Exercise data:
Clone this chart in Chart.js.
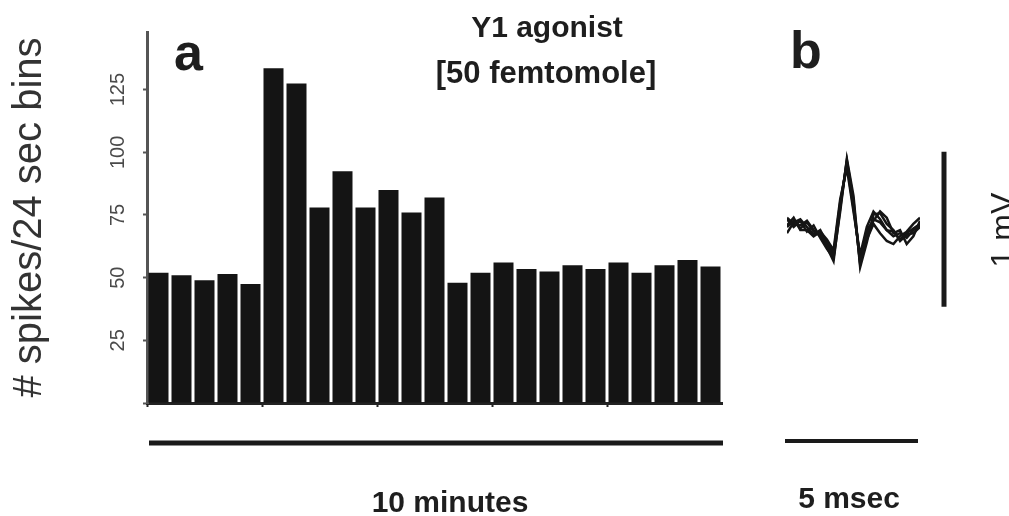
<!DOCTYPE html>
<html>
<head>
<meta charset="utf-8">
<script src="https://cdn.jsdelivr.net/npm/chart.js@4"></script>
<style>
    body { margin: 0; background: #fff; }
    #wrap { position: relative; width: 1009px; height: 516px; overflow: hidden; }
    #rateChart { position: absolute; left: 0; top: 0; }
    #spikeChart { position: absolute; left: 760px; top: 0; }
</style>
</head>
<body>
<div id="wrap">
    <canvas id="rateChart" width="1009" height="516"></canvas>
    <canvas id="spikeChart" width="249" height="516"></canvas>
</div>
<script>
//-----------data: panel a (24 sec bins)-----------
var bins = ['1','2','3','4','5','6','7','8','9','10','11','12','13','14','15','16','17','18','19','20','21','22','23','24','25'];
var spikeCounts = [52, 51, 49, 51.5, 47.5, 133.5, 127.5, 78, 92.5, 78, 85, 76, 82, 48, 52, 56, 53.5, 52.5, 55, 53.5, 56, 52, 55, 57, 54.5];
var yTicks = [0, 25, 50, 75, 100, 125];

//-----------data: panel b (overlaid spike traces, mV)-----------
var traceTimes = [0, 0.25, 0.5, 0.75, 1, 1.25, 1.5, 1.75, 2, 2.25, 2.5, 2.75, 3, 3.25, 3.5, 3.75, 4, 4.25, 4.5, 4.75, 5];
var trace1 = [0, 0.04, -0.01, 0.03, -0.03, -0.04, -0.12, -0.19, 0.14, 0.42, 0.14, -0.23, -0.05, 0.05, 0.03, -0.02, -0.06, -0.04, -0.07, -0.02, 0.01];
var trace2 = [0.05, 0, 0.04, -0.03, 0.01, -0.07, -0.14, -0.2, 0.1, 0.44, 0.2, -0.26, -0.1, 0.08, 0.09, 0.02, -0.02, -0.09, -0.05, -0.04, 0];
var trace3 = [-0.04, 0.03, 0.05, 0, -0.05, -0.02, -0.1, -0.17, 0.16, 0.4, 0.12, -0.2, -0.02, 0.04, 0.1, 0.06, -0.04, -0.02, -0.11, -0.06, 0.04];
var trace4 = [0.06, 0.02, 0.01, 0.04, -0.02, -0.06, -0.13, -0.22, 0.12, 0.43, 0.17, -0.24, -0.08, 0.02, -0.04, -0.09, -0.11, -0.06, -0.03, 0.02, 0.06];
var trace5 = [0.01, 0.06, -0.02, -0.02, -0.06, -0.03, -0.08, -0.15, 0.18, 0.38, 0.1, -0.18, 0, 0.1, 0.05, -0.02, -0.03, -0.08, -0.04, -0.01, 0.02];

var FONT = "'Liberation Sans', Arial, sans-serif";

function xy(values) {
    return traceTimes.map(function (t, i) { return {x: t, y: values[i]}; });
}

//-----------texts and scale bar of panel a-----------
var panelAText = {
    id: 'panelAText',
    afterDraw: function (chart) {
        var ctx = chart.ctx;
        var area = chart.chartArea;
        ctx.save();
        ctx.fillStyle = '#1e1e1e';
        ctx.textBaseline = 'alphabetic';
        ctx.textAlign = 'left';
        ctx.font = 'bold 52px ' + FONT;
        ctx.fillText('a', 174, 70);
        ctx.fillText('b', 790, 68);
        ctx.textAlign = 'center';
        ctx.font = 'bold 30px ' + FONT;
        ctx.fillText('Y1 agonist', 547, 37);
        ctx.font = 'bold 31px ' + FONT;
        ctx.fillText('[50 femtomole]', 546, 83);
        ctx.font = 'bold 30px ' + FONT;
        ctx.fillText('10 minutes', 450, 512);
        // 10 minute bar = whole x range
        ctx.strokeStyle = '#1a1a1a';
        ctx.lineWidth = 5;
        ctx.beginPath();
        ctx.moveTo(area.left + 2, 443);
        ctx.lineTo(area.right + 1, 443);
        ctx.stroke();
        ctx.restore();
    }
};

//-----------scale bars of panel b-----------
var panelBBars = {
    id: 'panelBBars',
    afterDraw: function (chart) {
        var ctx = chart.ctx;
        var xs = chart.scales.x, ys = chart.scales.y;
        ctx.save();
        ctx.strokeStyle = '#1a1a1a';
        ctx.lineWidth = 4;
        ctx.beginPath();
        ctx.moveTo(xs.getPixelForValue(0) - 2, 441);
        ctx.lineTo(xs.getPixelForValue(5) - 2, 441);
        ctx.stroke();
        ctx.lineWidth = 5;
        ctx.beginPath();
        ctx.moveTo(184, ys.getPixelForValue(0.485));
        ctx.lineTo(184, ys.getPixelForValue(-0.515));
        ctx.stroke();
        ctx.fillStyle = '#1e1e1e';
        ctx.textAlign = 'center';
        ctx.font = 'bold 30px ' + FONT;
        ctx.fillText('5 msec', 89, 508);
        ctx.translate(253, ys.getPixelForValue(-0.02));
        ctx.rotate(-Math.PI / 2);
        ctx.font = '32px ' + FONT;
        ctx.fillText('1 mV', 0, 0);
        ctx.restore();
    }
};

function initCharts() {
    //----------------panel a-------------
    var ctxRate = document.getElementById('rateChart');
    new Chart(ctxRate, {
        type: 'bar',
        data: {
            labels: bins,
            datasets: [{
                data: spikeCounts,
                backgroundColor: '#141414',
                borderWidth: 0,
                barPercentage: 0.87,
                categoryPercentage: 1.0
            }]
        },
        options: {
            responsive: false,
            animation: false,
            layout: { padding: { top: 32, right: 287, left: 0, bottom: 0 } },
            plugins: { legend: { display: false }, tooltip: { enabled: false } },
            scales: {
                x: {
                    type: 'category',
                    afterFit: function (s) { s.height = 113; },
                    ticks: { display: false, autoSkip: false },
                    grid: {
                        offset: true,
                        drawOnChartArea: false,
                        tickLength: 4,
                        tickWidth: 2,
                        tickColor: function (c) { return c.index % 5 === 0 ? '#222' : 'rgba(0,0,0,0)'; }
                    },
                    border: { display: true, color: '#222', width: 3 }
                },
                y: {
                    min: 0,
                    max: 148,
                    afterFit: function (s) { s.width = 147; },
                    afterBuildTicks: function (s) {
                        s.ticks = yTicks.map(function (v) { return {value: v}; });
                    },
                    ticks: {
                        minRotation: 90,
                        maxRotation: 90,
                        crossAlign: 'center',
                        padding: 8,
                        color: '#4a4a4a',
                        font: { family: FONT, size: 20 },
                        callback: function (v) { return v === 0 ? '' : v; }
                    },
                    grid: {
                        drawOnChartArea: false,
                        tickLength: 4,
                        tickWidth: 2,
                        tickColor: '#555'
                    },
                    border: { display: true, color: '#555', width: 3 },
                    title: {
                        display: true,
                        text: '# spikes/24 sec bins',
                        color: '#333',
                        font: { family: FONT, size: 40 },
                        padding: { top: 6, bottom: 0 }
                    }
                }
            }
        },
        plugins: [panelAText]
    });

    //----------------panel b-------------
    var ctxSpike = document.getElementById('spikeChart');
    var traces = [trace1, trace2, trace3, trace4, trace5];
    new Chart(ctxSpike, {
        type: 'line',
        data: {
            datasets: traces.map(function (tr) {
                return {
                    data: xy(tr),
                    borderColor: '#151515',
                    borderWidth: 2.5,
                    pointRadius: 0,
                    tension: 0,
                    fill: false
                };
            })
        },
        options: {
            responsive: false,
            animation: false,
            layout: { padding: { top: 72, bottom: 134, left: 27, right: 89 } },
            plugins: { legend: { display: false }, tooltip: { enabled: false } },
            scales: {
                x: { type: 'linear', min: 0, max: 5, display: false },
                y: { type: 'linear', min: -1, max: 1, display: false }
            }
        },
        plugins: [panelBBars]
    });
}

initCharts();
</script>
</body>
</html>
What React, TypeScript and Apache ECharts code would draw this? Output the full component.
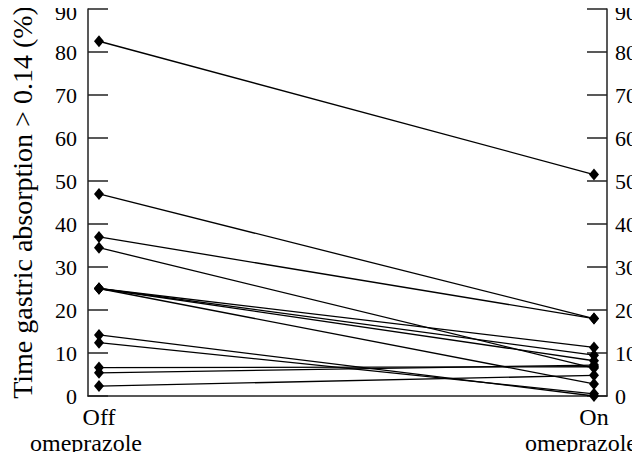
import React, { useEffect, useRef } from "react";
import * as echarts from "echarts";

const offValues = [82.5, 47, 37, 34.5, 25, 25, 25, 25, 14.2, 12.4, 6.6, 5.4, 2.3];
const onValues = [51.5, 18, 18, 6.5, 11.3, 9.5, 8.2, 2.8, 0, 0.5, 6.8, 7.2, 4.8];
const conditionPositions = [0, 1];
const conditionNames = ["Off", "On"];
const yTicks = { min: 0, max: 90, interval: 10 };
const yTitle = "Time gastric absorption > 0.14 (%)";

const FONT = "Liberation Serif";

export default function App() {
  const ref = useRef<HTMLDivElement>(null);
  useEffect(() => {
    if (!ref.current) return;
    const chart = echarts.init(ref.current, undefined, { renderer: "svg" });
    const series = offValues.map((v, i) => ({
      type: "line",
      data: [
        [conditionPositions[0], v],
        [conditionPositions[1], onValues[i]],
      ],
      symbol: "diamond",
      symbolSize: [10, 12],
      itemStyle: { color: "#000" },
      lineStyle: { color: "#000", width: 1.3 },
      emphasis: { disabled: true },
      silent: true,
    }));
    const tickRich = {
      n: { fontSize: 22, fontFamily: FONT, color: "#000" },
      p: { fontSize: 22, fontFamily: FONT, color: "#000", padding: [6, 0, 0, 0] },
    };
    const tickFormatter = (v: number) => (v === yTicks.max ? `{p|${v}}` : `{n|${v}}`);
    const yAxisCommon = {
      type: "value",
      min: yTicks.min,
      max: yTicks.max,
      interval: yTicks.interval,
      axisLine: { show: true, onZero: false, lineStyle: { color: "#222", width: 1.5 } },
      axisTick: { show: true, inside: true, length: 20, lineStyle: { color: "#222", width: 1.5 } },
      splitLine: { show: false },
    };
    chart.setOption({
      animation: false,
      textStyle: { fontFamily: FONT, color: "#000" },
      grid: { left: 88, right: 33, top: 9, bottom: 64, containLabel: false, outerBoundsMode: "none" },
      xAxis: {
        type: "value",
        min: -0.0222,
        max: 1.0263,
        axisLine: { show: true, onZero: false, lineStyle: { color: "#222", width: 1.5 } },
        axisTick: { show: false },
        splitLine: { show: false },
        axisLabel: {
          customValues: conditionPositions,
          margin: 7,
          fontFamily: FONT,
          formatter: (val: number) => {
            const idx = conditionPositions.indexOf(val);
            if (idx < 0) return "";
            return `{a|${conditionNames[idx]}}\n{b|omeprazole}`;
          },
          rich: {
            a: { fontSize: 24, fontFamily: FONT, color: "#000", lineHeight: 27, align: "center" },
            b: { fontSize: 24, fontFamily: FONT, color: "#000", lineHeight: 26, align: "center", padding: [0, 26, 0, 0] },
          },
        },
      },
      yAxis: [
        {
          ...yAxisCommon,
          position: "left",
          name: yTitle,
          nameLocation: "middle",
          nameRotate: 90,
          nameGap: 52,
          nameTextStyle: { fontSize: 28, fontFamily: FONT, color: "#000" },
          axisLabel: { fontSize: 22, fontFamily: FONT, color: "#000", margin: 11, formatter: tickFormatter, rich: tickRich },
        },
        {
          ...yAxisCommon,
          position: "right",
          axisLabel: { fontSize: 22, fontFamily: FONT, color: "#000", margin: 8, formatter: tickFormatter, rich: tickRich },
        },
      ],
      series,
    });
    return () => chart.dispose();
  }, []);
  return <div ref={ref} style={{ width: 640, height: 460, margin: -8 }} />;
}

Exercise brief: Nothing but the lines from the start of the records above through the line with "var yTicks = [0, 25, 50, 75, 100, 125];" should be retyped, each exactly as written; leave out all pictures.

Task solution:
Clone this chart in Chart.js.
<!DOCTYPE html>
<html>
<head>
<meta charset="utf-8">
<script src="https://cdn.jsdelivr.net/npm/chart.js@4"></script>
<style>
    body { margin: 0; background: #fff; }
    #wrap { position: relative; width: 1009px; height: 516px; overflow: hidden; }
    #rateChart { position: absolute; left: 0; top: 0; }
    #spikeChart { position: absolute; left: 760px; top: 0; }
</style>
</head>
<body>
<div id="wrap">
    <canvas id="rateChart" width="1009" height="516"></canvas>
    <canvas id="spikeChart" width="249" height="516"></canvas>
</div>
<script>
//-----------data: panel a (24 sec bins)-----------
var bins = ['1','2','3','4','5','6','7','8','9','10','11','12','13','14','15','16','17','18','19','20','21','22','23','24','25'];
var spikeCounts = [52, 51, 49, 51.5, 47.5, 133.5, 127.5, 78, 92.5, 78, 85, 76, 82, 48, 52, 56, 53.5, 52.5, 55, 53.5, 56, 52, 55, 57, 54.5];
var yTicks = [0, 25, 50, 75, 100, 125];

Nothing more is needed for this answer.